In applying AEDPA's standards, the federal court must "identify the state court decision that is appropriate for our review." Barker v. Fleming, 423 F.3d 1085, 1091 (9th Cir. 2005). "The relevant state court determination for purposes of AEDPA review is the last reasoned state court decision." Delgadillo v. Woodford, 527 F.3d 919, 925 (9th Cir. 2008) (citations omitted). "Where there has been one reasoned state judgment rejecting a federal claim, later unexplained orders upholding that judgment or rejecting same claim rest upon the same ground." Ylst v. Nunnemaker, 501 U.S. 797, 803 (1991). To the extent no such reasoned opinion exists, courts must conduct an independent review of the record to determine whether the state court clearly erred in its application of controlling federal law, and whether the state court's decision was objectively unreasonable. Delgado v. Lewis, 223 F.3d 976, 981-82 (9th Cir. 2000). "The question under AEDPA is not whether a federal court believes the state court's determination was incorrect but whether that determination was unreasonable—a substantially higher threshold." Schriro v. Landrigan, 550 U.S. 465, 473 (2007) (citing Williams, 529 U.S. at 410). "When it is clear, however, that the state court has not decided an issue, we review that question de novo." Reynoso v.Giurbino, 462 F.3d 1099, 1109 (9th Cir. 2006) (citing Rompilla v. Beard, 545 U.S. 374, 377 (2005).

III. ANALYSIS OF PETITIONER'S CLAIMS

1. Claims I and II

In Claims I and II, Petitioner challenges the admission of propensity evidence at his trial. At trial, the prosecution introduced evidence that Petitioner had raped an eighteen-year-old girl in 2000, nearly eight years before, and unrelated to (other than the nature of the crime) the present offense. Petitioner was not charged with a crime at the time of the 2000 incident. Specifically, in Claim I Petitioner raises a constitutional challenge to California Evidence Code section 1108, which permits the use of propensity evidence in criminal trials where the defendant is charged with sexual misconduct. In Claim II, Petitioner directly challenges the constitutionality of the introduction of the propensity evidence at his trial.
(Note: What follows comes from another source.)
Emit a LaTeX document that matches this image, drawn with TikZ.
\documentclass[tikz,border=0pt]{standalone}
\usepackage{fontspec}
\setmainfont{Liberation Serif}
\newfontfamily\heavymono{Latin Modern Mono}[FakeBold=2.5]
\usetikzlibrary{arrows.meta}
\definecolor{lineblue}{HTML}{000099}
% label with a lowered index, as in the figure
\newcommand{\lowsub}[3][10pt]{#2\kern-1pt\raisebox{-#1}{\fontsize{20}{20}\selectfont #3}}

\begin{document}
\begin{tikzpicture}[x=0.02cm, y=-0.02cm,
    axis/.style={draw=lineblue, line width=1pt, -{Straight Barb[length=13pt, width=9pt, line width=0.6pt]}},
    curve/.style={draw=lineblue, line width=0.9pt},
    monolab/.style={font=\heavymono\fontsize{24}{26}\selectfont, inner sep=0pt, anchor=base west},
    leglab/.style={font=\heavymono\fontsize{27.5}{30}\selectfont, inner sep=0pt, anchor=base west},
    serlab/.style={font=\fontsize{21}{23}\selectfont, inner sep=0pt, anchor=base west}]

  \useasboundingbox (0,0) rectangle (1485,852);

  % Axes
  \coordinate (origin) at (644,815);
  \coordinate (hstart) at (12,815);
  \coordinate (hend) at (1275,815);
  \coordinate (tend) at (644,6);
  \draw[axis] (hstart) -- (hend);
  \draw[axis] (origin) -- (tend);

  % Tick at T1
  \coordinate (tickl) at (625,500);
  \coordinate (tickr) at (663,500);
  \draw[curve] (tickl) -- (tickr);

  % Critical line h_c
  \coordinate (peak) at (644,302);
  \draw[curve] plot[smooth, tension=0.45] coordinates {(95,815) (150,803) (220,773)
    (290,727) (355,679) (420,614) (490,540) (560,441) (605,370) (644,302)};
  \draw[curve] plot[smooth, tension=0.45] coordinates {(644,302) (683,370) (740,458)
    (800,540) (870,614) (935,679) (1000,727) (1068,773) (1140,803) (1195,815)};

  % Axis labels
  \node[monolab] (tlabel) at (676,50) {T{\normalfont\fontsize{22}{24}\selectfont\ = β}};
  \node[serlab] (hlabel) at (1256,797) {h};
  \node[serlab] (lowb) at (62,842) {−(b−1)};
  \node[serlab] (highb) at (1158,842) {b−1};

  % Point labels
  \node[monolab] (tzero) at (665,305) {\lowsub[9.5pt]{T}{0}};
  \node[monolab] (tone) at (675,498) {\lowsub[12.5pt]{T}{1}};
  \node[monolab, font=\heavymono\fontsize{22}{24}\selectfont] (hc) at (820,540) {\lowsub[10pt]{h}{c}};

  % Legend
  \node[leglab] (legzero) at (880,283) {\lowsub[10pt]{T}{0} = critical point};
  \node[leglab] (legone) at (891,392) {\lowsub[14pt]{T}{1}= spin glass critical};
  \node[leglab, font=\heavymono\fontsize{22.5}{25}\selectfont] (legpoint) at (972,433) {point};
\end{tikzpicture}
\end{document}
Under the circumstances of this case, Petitioner is only entitled to relief if he shows that in upholding the introduction of the propensity evidence the California Court of Appeal contradicted or unreasonably applied clearly established federal law, as determined by the Supreme Court of the United States. See 28 U.S.C. § 2254(d). In Estelle v. McGuire, 502 U.S. 62, 75 n. 5 (1991), the Supreme Court expressly refused to determine whether the introduction of prior crimes evidence to show propensity to commit a crime would violate the Due Process Clause. See also Alberni v. McDaniel, 458 F.3d 860, 866 (9th Cir. 2006) ("Estelle expressly left this issue an 'open question'"). Because the Supreme Court has specifically declined to address whether the introduction of propensity evidence violates due process, Petitioner lacks the clearly established federal law necessary to support his claims. Id.; see also Mejia v. Garcia, 534 F.3d 1036, 1046-47 (9th Cir. 2008) (relying on Estelle and Alberni and concluding that the introduction of propensity evidence under California Evidence Code section 1108 does not provide a basis for federal habeas relief, even where the propensity evidence relates to an uncharged crime); Holley v. Yarborough, 568 F.3d 1091, 1101 (9th Cir. 2009) (The Supreme Court "has not yet made a clear ruling that admission of irrelevant or overtly prejudicial evidence constitutes a due process violation sufficient to warrant issuance of the writ."). He is not entitled to relief.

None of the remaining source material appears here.